It’s a well known fact in link building circles that Links in Old content simply aren’t as good as Links in new Content.
Taking some inspiration from a recent Whiteboard Friday I decided to test this theory. Cyrus Shepard, from SEOMoz, went through the theory that a link to your website from some old content does not pass as much “link juice” as a link from a new page; you can see the video below.
What do we mean by an “old page” when we talk about these old pages? From a technical, Google definition point of view, we’re talking about something that has been previously crawled and indexed by Google. Stale content, by stale we mean content that hasn’t been updated in a long time. It was written and it just stayed that way. There are no new blog comments. It has just been for two or three years the same way it was written. And old links. So this old page, all of the links that it got, it got years ago or months ago, and there are no new links coming in. That’s what we’re talking about when we talk about an old page. If it doesn’t meet these definitions, then it’s a new page.
Tim Grice, SEOWizz, did a study in March 2011 showing that links on Old Pages just weren’t worth it.
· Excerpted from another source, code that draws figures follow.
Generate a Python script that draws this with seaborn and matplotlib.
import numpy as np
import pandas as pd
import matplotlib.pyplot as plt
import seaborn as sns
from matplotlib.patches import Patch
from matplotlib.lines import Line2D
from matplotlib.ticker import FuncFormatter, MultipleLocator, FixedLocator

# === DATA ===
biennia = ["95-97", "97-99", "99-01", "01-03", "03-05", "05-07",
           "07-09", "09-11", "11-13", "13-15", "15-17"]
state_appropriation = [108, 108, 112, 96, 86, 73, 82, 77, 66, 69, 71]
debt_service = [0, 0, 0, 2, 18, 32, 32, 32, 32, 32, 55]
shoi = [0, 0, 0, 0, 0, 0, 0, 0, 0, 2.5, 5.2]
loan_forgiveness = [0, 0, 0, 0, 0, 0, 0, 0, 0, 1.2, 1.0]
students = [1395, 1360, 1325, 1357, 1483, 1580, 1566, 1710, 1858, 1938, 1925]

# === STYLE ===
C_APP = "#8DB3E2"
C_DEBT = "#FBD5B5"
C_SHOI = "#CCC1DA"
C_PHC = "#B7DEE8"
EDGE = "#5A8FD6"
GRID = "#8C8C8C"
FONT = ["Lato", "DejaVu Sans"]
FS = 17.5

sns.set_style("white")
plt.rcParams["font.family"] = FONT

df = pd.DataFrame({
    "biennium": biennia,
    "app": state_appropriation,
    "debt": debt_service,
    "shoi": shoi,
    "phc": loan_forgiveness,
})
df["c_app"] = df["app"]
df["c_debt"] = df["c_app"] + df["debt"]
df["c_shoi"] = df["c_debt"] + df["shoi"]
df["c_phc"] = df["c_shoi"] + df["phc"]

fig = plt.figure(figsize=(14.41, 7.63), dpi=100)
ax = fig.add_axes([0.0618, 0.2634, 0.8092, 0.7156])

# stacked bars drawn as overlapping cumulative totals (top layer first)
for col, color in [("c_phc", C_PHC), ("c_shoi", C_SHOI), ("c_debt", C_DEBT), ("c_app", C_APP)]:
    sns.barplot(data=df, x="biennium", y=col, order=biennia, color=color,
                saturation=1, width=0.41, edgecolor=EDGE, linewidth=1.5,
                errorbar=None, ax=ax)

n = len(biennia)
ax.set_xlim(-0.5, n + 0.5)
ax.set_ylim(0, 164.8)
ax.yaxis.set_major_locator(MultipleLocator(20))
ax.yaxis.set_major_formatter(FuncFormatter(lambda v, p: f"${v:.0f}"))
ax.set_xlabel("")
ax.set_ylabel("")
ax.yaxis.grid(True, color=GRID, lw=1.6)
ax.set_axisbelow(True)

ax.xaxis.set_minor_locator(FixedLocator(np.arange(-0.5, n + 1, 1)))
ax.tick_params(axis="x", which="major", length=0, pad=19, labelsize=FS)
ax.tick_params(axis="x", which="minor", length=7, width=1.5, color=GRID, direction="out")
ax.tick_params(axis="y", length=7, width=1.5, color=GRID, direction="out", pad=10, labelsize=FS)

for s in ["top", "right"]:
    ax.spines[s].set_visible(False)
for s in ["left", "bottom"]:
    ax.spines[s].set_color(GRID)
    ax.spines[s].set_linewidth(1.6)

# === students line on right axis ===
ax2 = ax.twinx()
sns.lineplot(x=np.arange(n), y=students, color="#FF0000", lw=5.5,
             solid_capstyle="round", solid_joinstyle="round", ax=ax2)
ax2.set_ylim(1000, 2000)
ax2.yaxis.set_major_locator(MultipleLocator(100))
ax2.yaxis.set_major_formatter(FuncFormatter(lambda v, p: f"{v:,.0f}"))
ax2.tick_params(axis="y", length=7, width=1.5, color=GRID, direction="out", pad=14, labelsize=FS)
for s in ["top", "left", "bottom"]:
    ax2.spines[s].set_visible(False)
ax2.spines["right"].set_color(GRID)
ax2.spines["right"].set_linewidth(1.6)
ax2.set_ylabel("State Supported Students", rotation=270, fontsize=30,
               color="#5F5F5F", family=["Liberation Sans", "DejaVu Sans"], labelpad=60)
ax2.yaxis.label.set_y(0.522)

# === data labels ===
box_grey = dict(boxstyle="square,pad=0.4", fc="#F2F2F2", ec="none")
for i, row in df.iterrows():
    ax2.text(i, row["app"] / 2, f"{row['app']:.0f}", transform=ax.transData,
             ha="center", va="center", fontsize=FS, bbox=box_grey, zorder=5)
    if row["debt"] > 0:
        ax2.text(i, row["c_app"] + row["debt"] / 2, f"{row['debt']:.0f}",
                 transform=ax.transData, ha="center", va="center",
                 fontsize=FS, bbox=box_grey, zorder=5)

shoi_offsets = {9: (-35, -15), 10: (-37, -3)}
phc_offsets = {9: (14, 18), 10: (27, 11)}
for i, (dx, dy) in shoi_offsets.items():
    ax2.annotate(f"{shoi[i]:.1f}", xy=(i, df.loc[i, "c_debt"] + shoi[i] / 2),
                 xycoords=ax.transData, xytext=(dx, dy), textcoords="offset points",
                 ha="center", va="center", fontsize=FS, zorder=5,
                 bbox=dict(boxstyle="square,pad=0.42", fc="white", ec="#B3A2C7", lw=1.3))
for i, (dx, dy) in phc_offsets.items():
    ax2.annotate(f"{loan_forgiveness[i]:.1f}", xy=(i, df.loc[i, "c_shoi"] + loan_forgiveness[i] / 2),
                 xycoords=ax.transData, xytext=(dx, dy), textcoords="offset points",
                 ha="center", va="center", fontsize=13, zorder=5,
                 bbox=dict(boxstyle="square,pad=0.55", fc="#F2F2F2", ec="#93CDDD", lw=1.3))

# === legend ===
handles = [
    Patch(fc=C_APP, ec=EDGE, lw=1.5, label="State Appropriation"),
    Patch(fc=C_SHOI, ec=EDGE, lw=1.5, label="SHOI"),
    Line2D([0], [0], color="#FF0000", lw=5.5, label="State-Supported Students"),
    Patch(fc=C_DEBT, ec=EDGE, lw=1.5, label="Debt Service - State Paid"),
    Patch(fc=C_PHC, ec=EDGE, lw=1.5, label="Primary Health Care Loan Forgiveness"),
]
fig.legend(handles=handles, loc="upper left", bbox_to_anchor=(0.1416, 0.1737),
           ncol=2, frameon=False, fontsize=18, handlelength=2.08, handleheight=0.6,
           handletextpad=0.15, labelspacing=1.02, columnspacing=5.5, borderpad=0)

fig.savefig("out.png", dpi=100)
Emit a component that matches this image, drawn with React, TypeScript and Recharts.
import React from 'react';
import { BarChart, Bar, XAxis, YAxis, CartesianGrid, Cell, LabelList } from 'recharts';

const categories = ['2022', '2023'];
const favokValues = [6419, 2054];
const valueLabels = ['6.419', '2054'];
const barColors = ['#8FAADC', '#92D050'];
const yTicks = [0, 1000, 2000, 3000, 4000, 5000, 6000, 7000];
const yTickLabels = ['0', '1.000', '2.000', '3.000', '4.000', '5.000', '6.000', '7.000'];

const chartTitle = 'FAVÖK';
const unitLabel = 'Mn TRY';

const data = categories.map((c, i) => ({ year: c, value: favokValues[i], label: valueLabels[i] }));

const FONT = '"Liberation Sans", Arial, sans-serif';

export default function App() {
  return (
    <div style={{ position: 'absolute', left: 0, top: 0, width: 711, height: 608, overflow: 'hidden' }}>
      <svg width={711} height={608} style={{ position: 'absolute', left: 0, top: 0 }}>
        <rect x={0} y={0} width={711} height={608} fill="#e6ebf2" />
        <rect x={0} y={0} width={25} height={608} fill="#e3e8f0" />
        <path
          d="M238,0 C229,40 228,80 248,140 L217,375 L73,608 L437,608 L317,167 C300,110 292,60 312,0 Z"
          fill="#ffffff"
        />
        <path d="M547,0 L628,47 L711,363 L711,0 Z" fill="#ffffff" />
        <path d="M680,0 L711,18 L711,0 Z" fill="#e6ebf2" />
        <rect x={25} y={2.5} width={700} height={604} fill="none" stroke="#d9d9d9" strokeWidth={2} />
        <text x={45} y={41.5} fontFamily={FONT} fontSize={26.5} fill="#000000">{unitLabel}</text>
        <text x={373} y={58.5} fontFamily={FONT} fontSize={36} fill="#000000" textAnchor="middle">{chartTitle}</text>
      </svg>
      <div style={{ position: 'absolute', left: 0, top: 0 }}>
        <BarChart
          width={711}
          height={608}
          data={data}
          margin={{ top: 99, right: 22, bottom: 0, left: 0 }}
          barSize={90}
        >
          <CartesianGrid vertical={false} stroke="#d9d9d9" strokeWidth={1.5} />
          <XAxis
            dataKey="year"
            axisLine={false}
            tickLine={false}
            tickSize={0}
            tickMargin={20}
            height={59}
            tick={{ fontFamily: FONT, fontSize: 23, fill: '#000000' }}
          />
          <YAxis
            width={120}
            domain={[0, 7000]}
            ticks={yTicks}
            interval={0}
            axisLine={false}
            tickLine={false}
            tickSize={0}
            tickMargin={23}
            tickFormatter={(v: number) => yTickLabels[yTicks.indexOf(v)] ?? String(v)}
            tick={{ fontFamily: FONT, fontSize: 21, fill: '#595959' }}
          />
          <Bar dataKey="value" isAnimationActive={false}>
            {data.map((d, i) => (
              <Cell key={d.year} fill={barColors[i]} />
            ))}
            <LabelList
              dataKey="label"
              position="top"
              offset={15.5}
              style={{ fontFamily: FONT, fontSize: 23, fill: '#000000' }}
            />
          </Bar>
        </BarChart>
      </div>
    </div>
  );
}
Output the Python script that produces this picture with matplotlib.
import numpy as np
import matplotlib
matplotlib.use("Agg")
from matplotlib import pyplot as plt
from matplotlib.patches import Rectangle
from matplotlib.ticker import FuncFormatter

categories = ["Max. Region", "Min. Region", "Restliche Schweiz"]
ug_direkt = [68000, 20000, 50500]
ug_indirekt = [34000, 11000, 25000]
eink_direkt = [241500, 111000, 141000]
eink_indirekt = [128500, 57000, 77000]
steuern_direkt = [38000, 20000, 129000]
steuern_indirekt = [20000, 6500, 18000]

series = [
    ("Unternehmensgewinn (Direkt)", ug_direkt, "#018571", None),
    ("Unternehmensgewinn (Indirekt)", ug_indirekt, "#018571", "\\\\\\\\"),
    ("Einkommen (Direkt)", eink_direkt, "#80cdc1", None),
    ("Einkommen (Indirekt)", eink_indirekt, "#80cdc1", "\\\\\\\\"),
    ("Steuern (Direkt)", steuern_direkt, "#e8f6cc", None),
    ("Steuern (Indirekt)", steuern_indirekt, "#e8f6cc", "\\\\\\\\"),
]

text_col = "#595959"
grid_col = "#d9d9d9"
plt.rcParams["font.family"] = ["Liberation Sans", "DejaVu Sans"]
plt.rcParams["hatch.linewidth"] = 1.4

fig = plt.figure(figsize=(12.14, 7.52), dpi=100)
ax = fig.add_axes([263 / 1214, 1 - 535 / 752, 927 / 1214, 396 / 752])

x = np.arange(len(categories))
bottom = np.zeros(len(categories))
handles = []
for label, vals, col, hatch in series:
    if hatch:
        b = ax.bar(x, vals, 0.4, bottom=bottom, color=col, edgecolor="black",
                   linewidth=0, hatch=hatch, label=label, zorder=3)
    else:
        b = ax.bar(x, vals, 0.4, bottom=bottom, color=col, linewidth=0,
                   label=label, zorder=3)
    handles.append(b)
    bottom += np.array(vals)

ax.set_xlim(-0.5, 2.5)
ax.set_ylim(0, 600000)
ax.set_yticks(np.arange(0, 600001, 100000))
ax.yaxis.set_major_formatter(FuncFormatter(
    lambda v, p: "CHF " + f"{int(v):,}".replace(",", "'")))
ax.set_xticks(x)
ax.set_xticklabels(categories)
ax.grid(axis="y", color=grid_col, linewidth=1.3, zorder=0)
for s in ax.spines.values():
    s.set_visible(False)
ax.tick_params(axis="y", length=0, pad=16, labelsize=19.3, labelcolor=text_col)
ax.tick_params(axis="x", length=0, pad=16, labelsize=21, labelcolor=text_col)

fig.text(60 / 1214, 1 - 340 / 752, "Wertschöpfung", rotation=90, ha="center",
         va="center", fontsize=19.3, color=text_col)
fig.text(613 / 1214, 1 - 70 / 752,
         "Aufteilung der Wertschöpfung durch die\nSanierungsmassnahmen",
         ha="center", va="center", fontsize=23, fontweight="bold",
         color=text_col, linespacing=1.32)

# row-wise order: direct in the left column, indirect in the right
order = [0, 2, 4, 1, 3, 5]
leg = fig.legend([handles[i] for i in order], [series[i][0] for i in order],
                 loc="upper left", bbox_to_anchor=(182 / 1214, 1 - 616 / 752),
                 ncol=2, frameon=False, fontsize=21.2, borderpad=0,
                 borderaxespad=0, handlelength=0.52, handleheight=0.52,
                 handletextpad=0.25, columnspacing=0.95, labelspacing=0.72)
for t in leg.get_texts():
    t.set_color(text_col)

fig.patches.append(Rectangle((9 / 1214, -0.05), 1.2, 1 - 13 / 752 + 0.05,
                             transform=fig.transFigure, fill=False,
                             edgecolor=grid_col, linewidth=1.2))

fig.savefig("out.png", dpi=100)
Over a 5 week period Tim monitored the changes in search rankings by adding site wide text links in sidebars or footers, links inserted on indexed static pages with a PR 1 or more and finally he inserted links within entirely new content in fresh blog posts.
As you can clearly see the rankings for the “old content links” barely changed at all over the period where as the links within the new content rose quickly.
This got me thinking, especially the statement from Cyrus, that in order for Google to consider the page as new again you would need to make a significant change to it or build some links to the old content. But exactly how much of a change would you need to make to a page?
I decided to build links to some of my test sites using the same principles that Tim used, the old pages were already indexed by Google & they had not had any new links built to them recently.
- Link type 1 was my control this is a link where I only added the link into the text with exact match anchor text.
- Link type 2 I inserted the link and inserted 1 paragraph within the content
- Link type 3 I inserted the link and added two paragraphs
- Link type 4 I inserted the link and did 5 social bookmarks to the old page
No surprises that the link only and link plus 1 paragraph saw very little change in rankings but after seeing the great performance of both link type 4 and 3 so early on in the experiment I decided to edit two paragraphs of text and do 5 social bookmarks with another test page.
So not only did the page climb the rankings rapidly it has stabilised its new ranking; better than the social bookmarks only pages.
By no means was this a completely controlled and perfect scientific experiment as there was a new Panda update during the period of the test as well as the fact that the the content in the test pages weren’t all exactly the same. But as you can clearly see just by simply adding a link to piece of old content and editing just a small amount of text on an old page it has less value than adding a link, editing some text on the page and building a few links to the old page.
This will flag to the spiders that this page is now relevant and to recrawl the page. Which in turn means that the bots will follow the links within that text once again. In an ideal world it is preferable to build links within new content and shows how important it is to continue with content based link building methods such as using blogger outreach, guest blogging but if you are building links to old content i.e. broken link building it’s worthwhile taking the time to add some more value to the old pages.